Os caças Harrier e os bombardeios de longo alcance Vulcan lançaram no aeroporto bombas especiais de 450 quilos que abrem buracos de grande diâmetro em pistas de concreto. Algumas bombas seriam de ação retardada, para impedir reparos na pista. Há informações de que havia aviões argentinos estacionados no aeroporto. Fontes da inteligência britânica disseram que caças Mirage-3, bimotores Pucara A 58 e helicópteros de transporte operavam no aeroporto.
A Argentina revelou recentemente que havia instalado foguetes terra-ar Tiger-Cat de fabricação inglesa, para defender a pista, mas em Londres o Ministério da Defesa não quis informar se os aviões Harrier tinham sido recebidos na Ilha com fogo antiaéreo.

Ataque anfíbio

Na opinião de analistas militares, uma vez obtida superioridade aérea na região, a Grã-Bretanha poderá lançar um ataque anfíbio contra os dez mil soldados argentinos no arquipélago. Um desembarque com pouca resistência poderia ser feito em algum ponto remoto das ilhas, que têm costas extremamente acidentadas e com extensão de 1.300 quilômetros, o que impede uma defesa eficaz. Notícias não confirmadas dizem que os ingleses já têm um grupo de soldados de elite operando nas Malvinas, preparando a invasão.
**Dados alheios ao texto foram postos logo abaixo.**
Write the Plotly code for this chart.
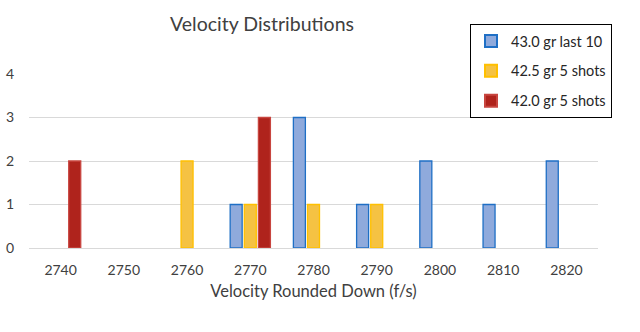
import plotly.graph_objects as go

categories = ["2740", "2750", "2760", "2770", "2780", "2790", "2800", "2810", "2820"]
series_names = ["43.0 gr last 10", "42.5 gr 5 shots", "42.0 gr 5 shots"]
s_430 = [0, 0, 0, 1, 3, 1, 2, 1, 2]
s_425 = [0, 0, 2, 1, 1, 1, 0, 0, 0]
s_420 = [2, 0, 0, 3, 0, 0, 0, 0, 0]

fills = ["#8FAADC", "#F5C243", "#AF231C"]
lines = ["#1F6FC5", "#FFC000", "#C8453F"]

FONT = "Lato"

fig = go.Figure()
for i, (name, vals, fc, lc) in enumerate(zip(series_names, [s_430, s_425, s_420], fills, lines)):
    yv = [v if v != 0 else None for v in vals]
    fig.add_trace(go.Bar(
        x=categories, y=yv, name=name, legendgroup=f"g{i}",
        marker=dict(color=fc, line=dict(color=lc, width=1.3)),
    ))

fig.update_layout(
    width=640, height=332,
    margin=dict(l=29, r=42, t=74, b=84, autoexpand=False),
    paper_bgcolor="white", plot_bgcolor="white",
    barmode="group", bargap=0.33, bargroupgap=0.15,
    font=dict(family=FONT, size=14, color="#404040"),
    title=dict(text="Velocity Distributions", x=262/640, xanchor="center",
               y=1 - 24/332, yanchor="middle",
               font=dict(family=FONT, size=19.5, color="#404040")),
    showlegend=True,
    legend=dict(x=612/640, xref="container", y=1 - 24/332, yref="container",
                xanchor="right", yanchor="top",
                bordercolor="#000000", borderwidth=1, bgcolor="white",
                font=dict(family=FONT, size=14.5, color="#262626"),
                tracegroupgap=8, itemsizing="constant", itemwidth=30),
    xaxis=dict(type="category", showgrid=False, showline=False, zeroline=False,
               ticks="", ticklabelstandoff=12, tickfont=dict(size=14, color="#404040"),
               title=dict(text="Velocity Rounded Down (f/s)", standoff=8,
                          font=dict(size=16.5, color="#404040"))),
    yaxis=dict(range=[0, 4], dtick=1, showgrid=True, gridcolor="#D9D9D9",
               gridwidth=1, zeroline=True, zerolinecolor="#D9D9D9",
               zerolinewidth=1, showline=False, ticks="",
               ticklabelstandoff=14, tickfont=dict(size=14, color="#404040")),
)

fig.write_html("out.html")
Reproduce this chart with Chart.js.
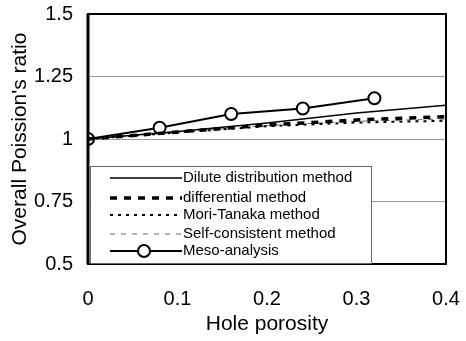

O ataque propriamente dito seria lançado por um navio anfíbio de assalto da força-tarefa, apoiado por helicópteros e, pelos caças Harrier. Uma vez que as tropas tivessem estabelecido uma cabeça-de-ponte, os caças ingleses já poderiam operar a partir das ilhas, pois podem realizar decolagem vertical, não necessitando de pista para pouso. Os aviões argentinos mais avançados, necessitam de pelo menos 1.300 metros de pista.